I'll also be honest: there were times when I took on the responsibilities of a role well before the title or the pay caught up. Acting as a leader without the official stamp, if you like. But it always got recognised in the end, and I stand by every one of those moments. In a company of 2,200 people, you can't expect every contribution to be instantly visible. Sometimes you have to be patient and trust the process.
Was ELCA actively developing you, or were you mostly carving your own path?
Honestly, both and I think that's the honest answer for anyone who's grown quickly in a company. You have to consistently deliver and take initiative. When you do, good managers notice and give you more to work with. That dynamic is real.
But I also created a lot of my own momentum through the projects I drove, the sovereign cloud strategy I pushed for, and bets that weren't obvious at the time. The fact that I'm now invited by media to talk about sovereign cloud is the result of a conviction I had nearly ten years ago. Vision has to come from within.
That's something I've been very deliberate about with the people around me. One team member joined as an intern and is now a Lead Manager. That trajectory is real and it's repeatable. It just takes the right mix of ambition and consistency.
Sixteen years is a long time, especially in tech. What's kept you here?
New challenges. Every three or four years, something genuinely different came along: a new role, a new strategic direction, a new technology to get my teeth into. Sometimes it was formalised; sometimes I just stepped into it before anyone asked. But the work never went stale, and that matters enormously.
There's also something about ELCA's DNA that I think is genuinely rare. We're an independent tech company. Our technology choices are driven by what's genuinely right for the client, not by commercial agreements with vendors. We figure out what's actually right for the client and go from there. That kind of intellectual freedom is what makes sustained innovation possible and I think it's a big part of why clients have stayed loyal to us over the years.
How would you describe the culture for younger talent? Is it as open as it sounds?

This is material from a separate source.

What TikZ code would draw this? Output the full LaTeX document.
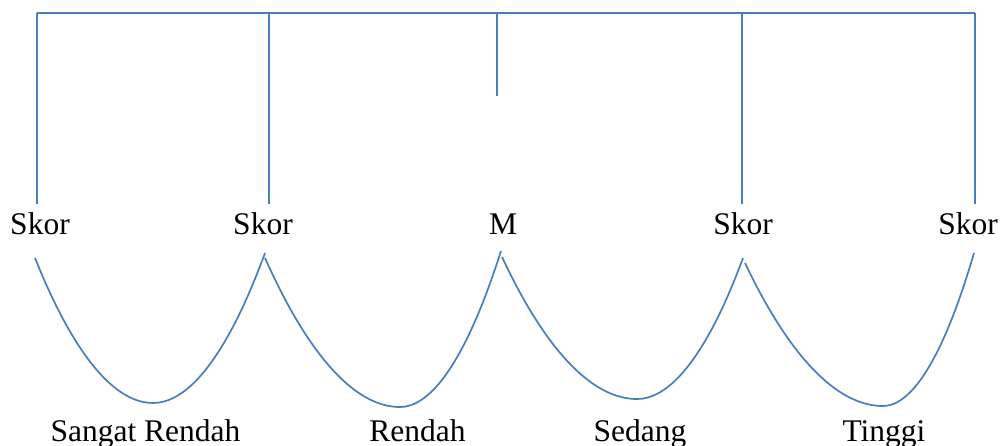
\documentclass[tikz,border=0pt]{standalone}
\usepackage{fontspec}
\setmainfont{Liberation Serif}
\definecolor{linecol}{HTML}{4A7EBB}
\begin{document}
\begin{tikzpicture}[x=1pt,y=-1pt,
  conn/.style={draw=linecol,line width=1.7pt},
  lbl/.style={inner sep=0pt,anchor=base,font=\fontsize{31.5}{38}\selectfont}]
\useasboundingbox (0,0) rectangle (1000,445);
% top bar coordinates
\coordinate (t1) at (37,13);
\coordinate (t2) at (269,13);
\coordinate (t3) at (497,13);
\coordinate (t4) at (742,13);
\coordinate (t5) at (975,13);
% vertical ends
\coordinate (v1) at (37,204);
\coordinate (v2) at (269,204);
\coordinate (v3) at (497,96);
\coordinate (v4) at (742,204);
\coordinate (v5) at (975,204);
% labels
\node[lbl] (s1) at (40,234) {Skor};
\node[lbl] (s2) at (263,234) {Skor};
\node[lbl] (m)  at (503,234) {M};
\node[lbl] (s4) at (743,234) {Skor};
\node[lbl] (s5) at (968,234) {Skor};
\node[lbl] (c1) at (145.5,441) {Sangat Rendah};
\node[lbl] (c2) at (417.5,441) {Rendah};
\node[lbl] (c3) at (640,441) {Sedang};
\node[lbl] (c4) at (884,441) {Tinggi};
% curve points
\coordinate (a1) at (35,258);   \coordinate (b1) at (153,403);  \coordinate (e1) at (265,253);
\coordinate (a2) at (265,258);  \coordinate (b2) at (400,407);  \coordinate (e2) at (501,251);
\coordinate (a3) at (502,257);  \coordinate (b3) at (637,399);  \coordinate (e3) at (743,258);
\coordinate (a4) at (745,263);  \coordinate (b4) at (883,406);  \coordinate (e4) at (974,253);
% drawing
\draw[conn] (t1) -- (t5);
\draw[conn] (t1) -- (v1);
\draw[conn] (t2) -- (v2);
\draw[conn] (t3) -- (v3);
\draw[conn] (t4) -- (v4);
\draw[conn] (t5) -- (v5);
\draw[conn] (a1) parabola bend (b1) (e1);
\draw[conn] (a2) parabola bend (b2) (e2);
\draw[conn] (a3) parabola bend (b3) (e3);
\draw[conn] (a4) parabola bend (b4) (e4);
\end{tikzpicture}
\end{document}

Engineers here get real autonomy from day one. And as your track record grows, so does the trust placed in you. It becomes self-reinforcing.

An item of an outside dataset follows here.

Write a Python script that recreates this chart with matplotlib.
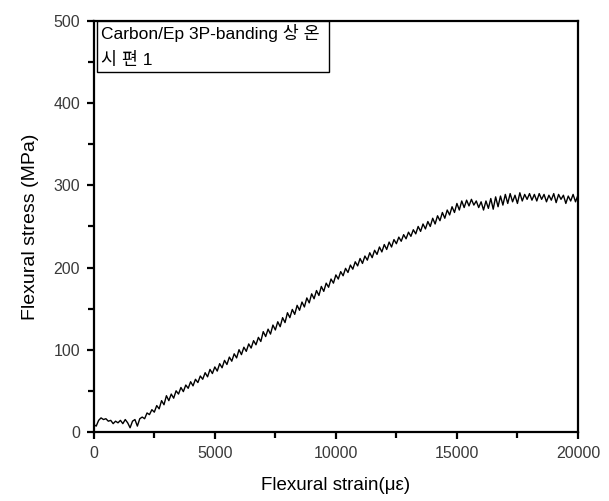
import numpy as np
import matplotlib.pyplot as plt
from matplotlib.patches import Rectangle

# 굽힘 시험 데이터 (strain 100 간격)
strain = np.arange(0, 20001, 100)
stress = [
    9, 7, 14, 17, 15, 16, 13, 14, 10, 13,
    11, 14, 10, 15, 11, 5, 13, 15, 7, 16,
    18, 16, 23, 21, 27, 24, 32, 28, 38, 33,
    44, 38, 46, 41, 50, 46, 54, 49, 57, 53,
    61, 56, 64, 60, 68, 64, 72, 67, 76, 71,
    79, 74, 83, 78, 87, 82, 91, 86, 95, 90,
    100, 94, 103, 98, 107, 102, 111, 106, 115, 110,
    122, 116, 125, 119, 130, 124, 134, 128, 139, 133,
    145, 139, 149, 143, 154, 148, 158, 152, 163, 157,
    168, 162, 172, 166, 177, 171, 181, 176, 186, 181,
    191, 186, 195, 190, 199, 194, 203, 198, 207, 202,
    211, 205, 214, 209, 218, 212, 221, 216, 225, 219,
    228, 222, 231, 225, 234, 229, 237, 232, 240, 235,
    243, 238, 246, 241, 250, 244, 253, 247, 256, 250,
    260, 253, 263, 257, 267, 260, 270, 264, 274, 267,
    278, 270, 281, 273, 282, 275, 283, 276, 281, 273,
    280, 270, 281, 272, 284, 271, 286, 274, 287, 276,
    289, 278, 290, 280, 288, 278, 291, 281, 289, 283,
    290, 282, 289, 281, 290, 283, 289, 280, 288, 282,
    290, 279, 289, 283, 288, 278, 287, 281, 289, 280,
    288,
]

legend_lines = ['Carbon/Ep 3P-banding 상 온', '시 편 1']
xticks = [0, 5000, 10000, 15000, 20000]
yticks = [0, 100, 200, 300, 400, 500]

plt.rcParams['font.family'] = ['Liberation Sans', 'Noto Sans CJK KR', 'DejaVu Sans']

fig = plt.figure(figsize=(6.09, 5.01), dpi=100)
ax = fig.add_axes([0.154, 0.138, 0.795, 0.820])

ax.plot(strain, stress, color='black', lw=1.0)

ax.set_xlim(0, 20000)
ax.set_ylim(0, 500)
ax.set_xticks(xticks)
ax.set_yticks(yticks)
ax.set_xticks(np.arange(2500, 20000, 5000), minor=True)
ax.set_yticks(np.arange(50, 500, 100), minor=True)

for s in ax.spines.values():
    s.set_linewidth(1.6)

ax.tick_params(which='both', direction='out', top=False, right=False, width=1.6,
               labelsize=11.5, labelcolor='#3a3a3a')
ax.tick_params(which='major', length=5, pad=5)
ax.tick_params(which='minor', length=4)

ax.set_xlabel('Flexural strain(\u03bc\u03b5)', fontsize=13.5, labelpad=12)
ax.set_ylabel('Flexural stress (MPa)', fontsize=14, labelpad=10)

# 범례 상자
ax.add_patch(Rectangle((0.006, 0.876), 0.48, 0.124, transform=ax.transAxes,
                       fc='white', ec='black', lw=1.0, zorder=3))
ax.text(0.014, 0.993, legend_lines[0] + '\n' + legend_lines[1], transform=ax.transAxes,
        va='top', ha='left', fontsize=12.5, linespacing=1.75, zorder=4)

plt.savefig('out.png', dpi=100)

Here's what I tell people: show up with something you built on your own time, and people will notice. A certification nobody asked for, a proof of concept you put together. We reward initiative, full stop.

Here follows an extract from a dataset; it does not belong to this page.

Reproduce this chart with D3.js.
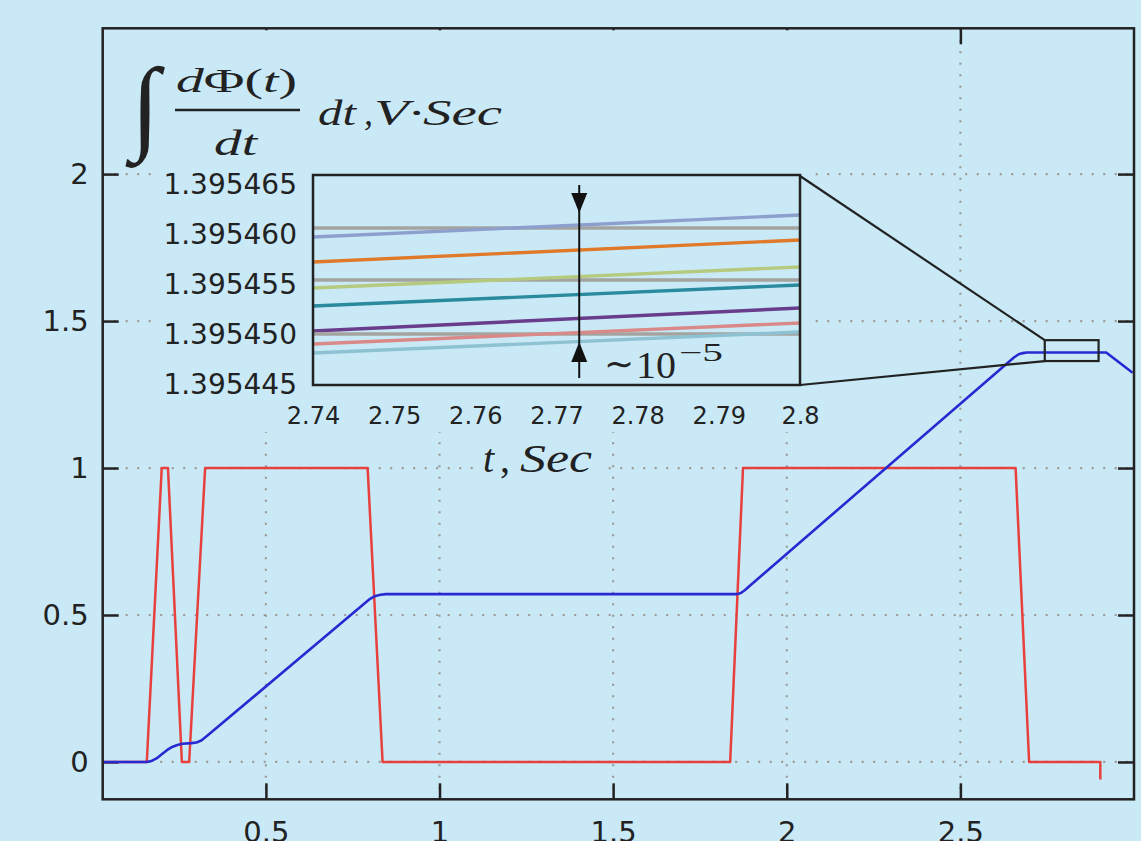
<!DOCTYPE html>
<html lang="en">
<head>
<meta charset="utf-8">
<title>Flux integral with zoomed inset</title>
<script src="https://d3js.org/d3.v7.min.js"></script>
<style>
  body { margin: 0; background: #c9e9f7; }
  .tick text { font-family: "DejaVu Sans", sans-serif; fill: #222; }
  .math { font-family: "Liberation Serif", serif; font-style: italic; fill: #222; }
  .up { font-style: normal; }
</style>
</head>
<body>
<script>
const W = 1141, H = 841;
const bg = "#c9e9f7";

// main axes
const xTicks = [0.5, 1, 1.5, 2, 2.5];
const yTicks = [0, 0.5, 1, 1.5, 2];

// switching signal (red)
const redT = [0.03, 0.157, 0.200, 0.218, 0.258, 0.279, 0.325, 0.793, 0.836, 1.837, 1.874, 2.659, 2.698, 2.903, 2.903];
const redV = [0, 0, 1, 1, 0, 0, 1, 1, 0, 0, 1, 1, 0, 0, -0.06];

// integral of dPhi/dt (blue)
const blueT = [0.03, 0.157, 0.170, 0.185, 0.200, 0.215, 0.230, 0.245, 0.260, 0.285, 0.300, 0.315, 0.330, 0.800, 0.815, 0.830, 0.845, 1.857, 1.868, 1.880, 1.892, 2.655, 2.668, 2.680, 2.692, 2.920, 2.996];
const blueV = [0, 0, 0.003, 0.012, 0.026, 0.040, 0.051, 0.058, 0.062, 0.064, 0.066, 0.074, 0.088, 0.555, 0.565, 0.569, 0.571, 0.571, 0.575, 0.585, 0.598, 1.377, 1.387, 1.391, 1.393, 1.393, 1.324];

// inset: 10 runs between t = 2.74 and 2.8
const insetT = [2.74, 2.8];
const insetTicksX = [2.74, 2.75, 2.76, 2.77, 2.78, 2.79, 2.8];
const insetTicksY = [1.395445, 1.395450, 1.395455, 1.395460, 1.395465];
const insetStart = [1.3954607, 1.3954598, 1.3954573, 1.3954555, 1.3954547, 1.3954529, 1.3954504, 1.3954501, 1.3954491, 1.3954482];
const insetEnd   = [1.3954607, 1.3954620, 1.3954595, 1.3954555, 1.3954568, 1.3954550, 1.3954527, 1.3954501, 1.3954512, 1.3954503];
const insetColors = ["#a4a39f", "#8d9fcc", "#e07a2a", "#a4a39f", "#b5ca7e", "#2a8a9e", "#6a3d8c", "#a4a39f", "#d98a88", "#8ec2d2"];

// spread marker (~1e-5)
const arrowT = 2.7728;
const arrowSpan = [1.3954493, 1.3954622];

// zoom window drawn on the main curve
const zoomT = [2.743, 2.898];
const zoomV = [1.364, 1.435];

const m = {left: 102.7, right: 1134, top: 28.3, bottom: 799.3};

const x = d3.scaleLinear().domain([0.03, 3.0]).range([m.left, m.right]);
const y = d3.scaleLinear().domain([-0.127, 2.496]).range([m.bottom, m.top]);

const svg = d3.select("body").append("svg")
  .attr("width", W).attr("height", H);

svg.append("rect").attr("width", W).attr("height", H).attr("fill", bg);

// dotted grid
const grid = svg.append("g").attr("stroke", "#9d9a96").attr("stroke-width", 2.2)
  .attr("stroke-dasharray", "2,9.5");
grid.selectAll(".gx").data(xTicks).join("line")
  .attr("x1", d => x(d)).attr("x2", d => x(d))
  .attr("y1", m.top).attr("y2", m.bottom);
grid.selectAll(".gy").data(yTicks).join("line")
  .attr("x1", m.left).attr("x2", m.right)
  .attr("y1", d => y(d)).attr("y2", d => y(d));

// axes (inward ticks)
function styleAxis(g) {
  g.select(".domain").remove();
  g.selectAll(".tick line").attr("stroke", "#222").attr("stroke-width", 2.5);
  g.selectAll(".tick text").attr("font-size", 29);
}
svg.append("g").attr("transform", `translate(0,${m.bottom})`)
  .call(d3.axisBottom(x).tickValues(xTicks).tickSizeInner(-16).tickSizeOuter(0).tickPadding(22).tickFormat(d => String(d)))
  .call(styleAxis);
svg.append("g").attr("transform", `translate(${m.left},0)`)
  .call(d3.axisLeft(y).tickValues(yTicks).tickSizeInner(-16).tickSizeOuter(0).tickPadding(14).tickFormat(d => String(d)))
  .call(styleAxis);
svg.append("g").attr("transform", `translate(0,${m.top})`)
  .call(d3.axisTop(x).tickValues(xTicks).tickSizeInner(-16).tickSizeOuter(0).tickFormat(""))
  .call(styleAxis);
svg.append("g").attr("transform", `translate(${m.right},0)`)
  .call(d3.axisRight(y).tickValues(yTicks).tickSizeInner(-16).tickSizeOuter(0).tickFormat(""))
  .call(styleAxis);

// curves
svg.append("clipPath").attr("id", "plot").append("rect")
  .attr("x", m.left).attr("y", m.top)
  .attr("width", m.right - m.left).attr("height", m.bottom - m.top);

const line = d3.line().x(d => x(d[0])).y(d => y(d[1]));
svg.append("path")
  .datum(d3.zip(redT, redV))
  .attr("clip-path", "url(#plot)")
  .attr("fill", "none").attr("stroke", "#e8403c").attr("stroke-width", 2.5)
  .attr("stroke-linejoin", "round")
  .attr("d", line);

svg.append("path")
  .datum(d3.zip(blueT, blueV))
  .attr("clip-path", "url(#plot)")
  .attr("fill", "none").attr("stroke", "#2929d2").attr("stroke-width", 2.6)
  .attr("stroke-linejoin", "round")
  .attr("d", line);

// cover behind title and inset
svg.append("rect").attr("x", 152).attr("y", m.top + 2)
  .attr("width", 658).attr("height", 432 - m.top - 2).attr("fill", bg);
svg.append("rect").attr("x", 478).attr("y", 432)
  .attr("width", 122).attr("height", 50).attr("fill", bg);

// inset
const ix = d3.scaleLinear().domain(insetT).range([313, 800]);
const iy = d3.scaleLinear().domain([1.395445, 1.395466]).range([385, 175]);

const inset = svg.append("g");
inset.selectAll(".run").data(insetStart).join("line")
  .attr("x1", ix(insetT[0])).attr("x2", ix(insetT[1]))
  .attr("y1", d => iy(d)).attr("y2", (d, i) => iy(insetEnd[i]))
  .attr("stroke", (d, i) => insetColors[i]).attr("stroke-width", 3.4);

inset.append("rect").attr("x", 313).attr("y", 175)
  .attr("width", 800 - 313).attr("height", 385 - 175)
  .attr("fill", "none").attr("stroke", "#222").attr("stroke-width", 2.5);

inset.append("g").attr("transform", "translate(0,385)")
  .call(d3.axisBottom(ix).tickValues(insetTicksX).tickSize(0).tickPadding(22).tickFormat(d => String(d)))
  .call(g => g.select(".domain").remove())
  .call(g => g.selectAll("text").attr("font-size", 24));
inset.append("g").attr("transform", "translate(313,0)")
  .call(d3.axisLeft(iy).tickValues(insetTicksY).tickSize(0).tickPadding(16).tickFormat(d3.format(".6f")))
  .call(g => g.select(".domain").remove())
  .call(g => g.selectAll("text").attr("font-size", 28));

// spread arrow
const ax = ix(arrowT);
inset.append("line").attr("x1", ax).attr("x2", ax).attr("y1", 185).attr("y2", 378)
  .attr("stroke", "#111").attr("stroke-width", 2);
const tTop = iy(arrowSpan[1]), tBot = iy(arrowSpan[0]);
inset.append("path").attr("fill", "#111")
  .attr("d", `M${ax - 8},${tTop - 20}L${ax + 8},${tTop - 20}L${ax},${tTop}Z`);
inset.append("path").attr("fill", "#111")
  .attr("d", `M${ax - 8},${tBot + 20}L${ax + 8},${tBot + 20}L${ax},${tBot}Z`);

const note = svg.append("g").attr("class", "math");
note.append("text").attr("x", 604).attr("y", 376).attr("font-size", 36).attr("font-style", "normal").text("∼");
note.append("text").attr("x", 636).attr("y", 378).attr("font-size", 38).attr("font-style", "normal")
  .attr("textLength", 40).attr("lengthAdjust", "spacingAndGlyphs").text("10");
note.append("text").attr("x", 679).attr("y", 361).attr("font-size", 25).attr("font-style", "normal")
  .attr("textLength", 44).attr("lengthAdjust", "spacingAndGlyphs").text("−5");

// zoom window and connectors
svg.append("rect")
  .attr("x", x(zoomT[0])).attr("y", y(zoomV[1]))
  .attr("width", x(zoomT[1]) - x(zoomT[0])).attr("height", y(zoomV[0]) - y(zoomV[1]))
  .attr("fill", "none").attr("stroke", "#222").attr("stroke-width", 2.2);
svg.append("line").attr("x1", 800).attr("y1", 176).attr("x2", x(zoomT[0])).attr("y2", y(zoomV[1]))
  .attr("stroke", "#222").attr("stroke-width", 2.2);
svg.append("line").attr("x1", 800).attr("y1", 385).attr("x2", x(zoomT[0])).attr("y2", y(zoomV[0]))
  .attr("stroke", "#222").attr("stroke-width", 2.2);

// frame
svg.append("rect").attr("x", m.left).attr("y", m.top)
  .attr("width", m.right - m.left).attr("height", m.bottom - m.top)
  .attr("fill", "none").attr("stroke", "#222").attr("stroke-width", 2.5);

// y title: integral of dPhi/dt dt, V·Sec
const title = svg.append("g").attr("class", "math");
title.append("text").attr("x", 131).attr("y", 140).attr("font-size", 104).attr("font-style", "normal")
  .attr("font-family", "DejaVu Sans").attr("font-weight", 200).text("∫");
title.append("text").attr("x", 176).attr("y", 92).attr("font-size", 34)
  .attr("textLength", 121).attr("lengthAdjust", "spacingAndGlyphs")
  .html('d<tspan class="up">Φ(</tspan>t<tspan class="up">)</tspan>');
title.append("line").attr("x1", 175).attr("x2", 300).attr("y1", 110).attr("y2", 110)
  .attr("stroke", "#222").attr("stroke-width", 2.5);
title.append("text").attr("x", 214).attr("y", 155).attr("font-size", 36)
  .attr("textLength", 43).attr("lengthAdjust", "spacingAndGlyphs").text("dt");
title.append("text").attr("x", 318).attr("y", 125).attr("font-size", 36)
  .attr("textLength", 38).attr("lengthAdjust", "spacingAndGlyphs").text("dt");
title.append("text").attr("x", 364).attr("y", 125).attr("font-size", 36).text(",");
title.append("text").attr("x", 374).attr("y", 125).attr("font-size", 36)
  .attr("textLength", 128).attr("lengthAdjust", "spacingAndGlyphs").text("V·Sec");

// inset x title
title.append("text").attr("x", 483).attr("y", 472).attr("font-size", 40).text("t");
title.append("text").attr("x", 500).attr("y", 472).attr("font-size", 40).attr("font-style", "normal").text(",");
title.append("text").attr("x", 520).attr("y", 472).attr("font-size", 40)
  .attr("textLength", 72).attr("lengthAdjust", "spacingAndGlyphs").text("Sec");
</script>
</body>
</html>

More broadly, there's a strong entrepreneurial culture here. An idea doesn't need to go through six layers of approval before it can be tested. You can sketch something out over coffee, get five people in a room, get a quick nod from leadership, and start building. That speed of execution ,from concept to live product is something I genuinely don't think you find everywhere.
"Every three or four years, something genuinely new came along. The work never went stale."
What would you say to a young person who's just joined ELCA and thinks they'll be waiting years before anyone hands them real responsibility?
I'd tell them that's a misconception and I can back that up with my own story. It's usually the first thing I say when someone raises that concern.
To be fair, context matters. When I arrived, the company was smaller and less structured, and growth was faster that naturally creates more room for people to step up. Things work a bit differently today. But what hasn't changed is this: if you bring initiative and a willingness to take on the hard stuff, you still rise quickly. The ladder exists, it just isn't fixed.
And there's something worth noting: today's joiners have access to things I never had, a more structured career framework, leaders who are more intentional about development. The conditions are better than they were. What remains unchanged is the basic equation: you get out what you put in.